▶ **DATA SEGMENT**:
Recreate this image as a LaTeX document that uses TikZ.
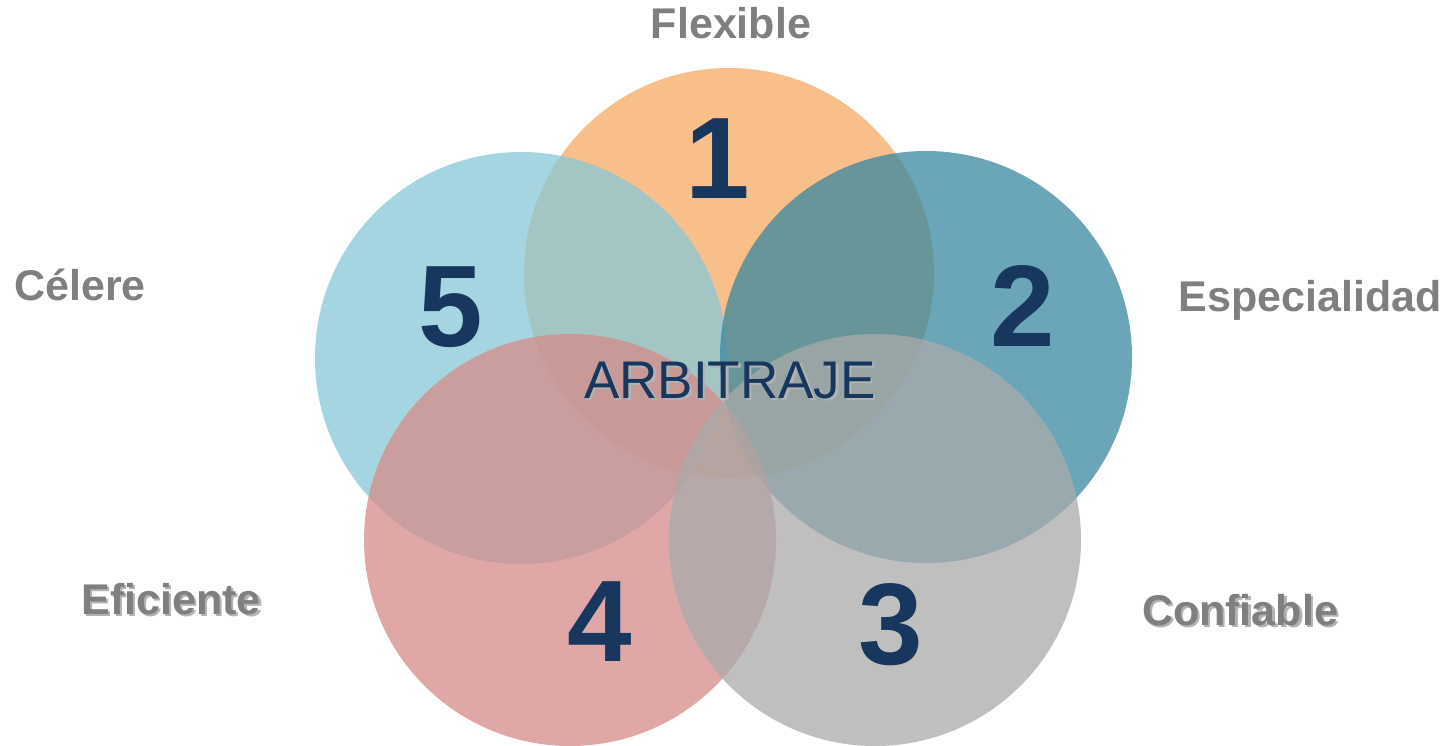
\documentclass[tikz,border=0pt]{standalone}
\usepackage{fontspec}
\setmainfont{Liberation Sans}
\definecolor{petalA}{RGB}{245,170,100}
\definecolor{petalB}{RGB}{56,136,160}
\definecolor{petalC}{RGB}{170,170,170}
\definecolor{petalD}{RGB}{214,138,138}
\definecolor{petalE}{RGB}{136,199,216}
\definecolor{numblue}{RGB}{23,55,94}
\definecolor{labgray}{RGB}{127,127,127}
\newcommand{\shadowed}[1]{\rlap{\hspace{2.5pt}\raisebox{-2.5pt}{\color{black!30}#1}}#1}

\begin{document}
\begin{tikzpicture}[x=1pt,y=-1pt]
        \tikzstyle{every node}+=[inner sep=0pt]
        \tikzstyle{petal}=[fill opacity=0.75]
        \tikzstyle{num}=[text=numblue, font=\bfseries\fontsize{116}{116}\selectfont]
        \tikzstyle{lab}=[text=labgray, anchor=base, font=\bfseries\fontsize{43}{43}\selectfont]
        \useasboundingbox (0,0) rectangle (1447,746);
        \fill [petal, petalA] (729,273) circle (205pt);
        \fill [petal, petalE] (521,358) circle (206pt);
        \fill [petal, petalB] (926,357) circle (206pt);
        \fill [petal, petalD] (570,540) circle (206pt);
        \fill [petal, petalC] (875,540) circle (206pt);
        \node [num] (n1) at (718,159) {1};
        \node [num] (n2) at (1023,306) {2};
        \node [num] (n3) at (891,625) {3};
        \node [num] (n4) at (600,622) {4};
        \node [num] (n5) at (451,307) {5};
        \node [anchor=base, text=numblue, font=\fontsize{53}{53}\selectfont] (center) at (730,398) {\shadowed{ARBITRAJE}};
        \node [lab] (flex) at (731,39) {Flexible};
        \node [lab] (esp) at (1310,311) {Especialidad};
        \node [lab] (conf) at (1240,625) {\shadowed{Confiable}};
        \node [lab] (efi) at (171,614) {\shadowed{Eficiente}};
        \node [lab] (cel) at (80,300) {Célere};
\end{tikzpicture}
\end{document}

▶ **YOUR GOAL**:
Write out the material above again, word for word, minus its pictures.

▶ **SOLUTION**:
Recreate this image as a LaTeX document that uses TikZ.
\documentclass[tikz,border=0pt]{standalone}
\usepackage{fontspec}
\setmainfont{Liberation Sans}
\definecolor{petalA}{RGB}{245,170,100}
\definecolor{petalB}{RGB}{56,136,160}
\definecolor{petalC}{RGB}{170,170,170}
\definecolor{petalD}{RGB}{214,138,138}
\definecolor{petalE}{RGB}{136,199,216}
\definecolor{numblue}{RGB}{23,55,94}
\definecolor{labgray}{RGB}{127,127,127}
\newcommand{\shadowed}[1]{\rlap{\hspace{2.5pt}\raisebox{-2.5pt}{\color{black!30}#1}}#1}

\begin{document}
\begin{tikzpicture}[x=1pt,y=-1pt]
        \tikzstyle{every node}+=[inner sep=0pt]
        \tikzstyle{petal}=[fill opacity=0.75]
        \tikzstyle{num}=[text=numblue, font=\bfseries\fontsize{116}{116}\selectfont]
        \tikzstyle{lab}=[text=labgray, anchor=base, font=\bfseries\fontsize{43}{43}\selectfont]
        \useasboundingbox (0,0) rectangle (1447,746);
        \fill [petal, petalA] (729,273) circle (205pt);
        \fill [petal, petalE] (521,358) circle (206pt);
        \fill [petal, petalB] (926,357) circle (206pt);
        \fill [petal, petalD] (570,540) circle (206pt);
        \fill [petal, petalC] (875,540) circle (206pt);
        \node [num] (n1) at (718,159) {1};
        \node [num] (n2) at (1023,306) {2};
        \node [num] (n3) at (891,625) {3};
        \node [num] (n4) at (600,622) {4};
        \node [num] (n5) at (451,307) {5};
        \node [anchor=base, text=numblue, font=\fontsize{53}{53}\selectfont] (center) at (730,398) {\shadowed{ARBITRAJE}};
        \node [lab] (flex) at (731,39) {Flexible};
        \node [lab] (esp) at (1310,311) {Especialidad};
        \node [lab] (conf) at (1240,625) {\shadowed{Confiable}};
        \node [lab] (efi) at (171,614) {\shadowed{Eficiente}};
        \node [lab] (cel) at (80,300) {Célere};
\end{tikzpicture}
\end{document}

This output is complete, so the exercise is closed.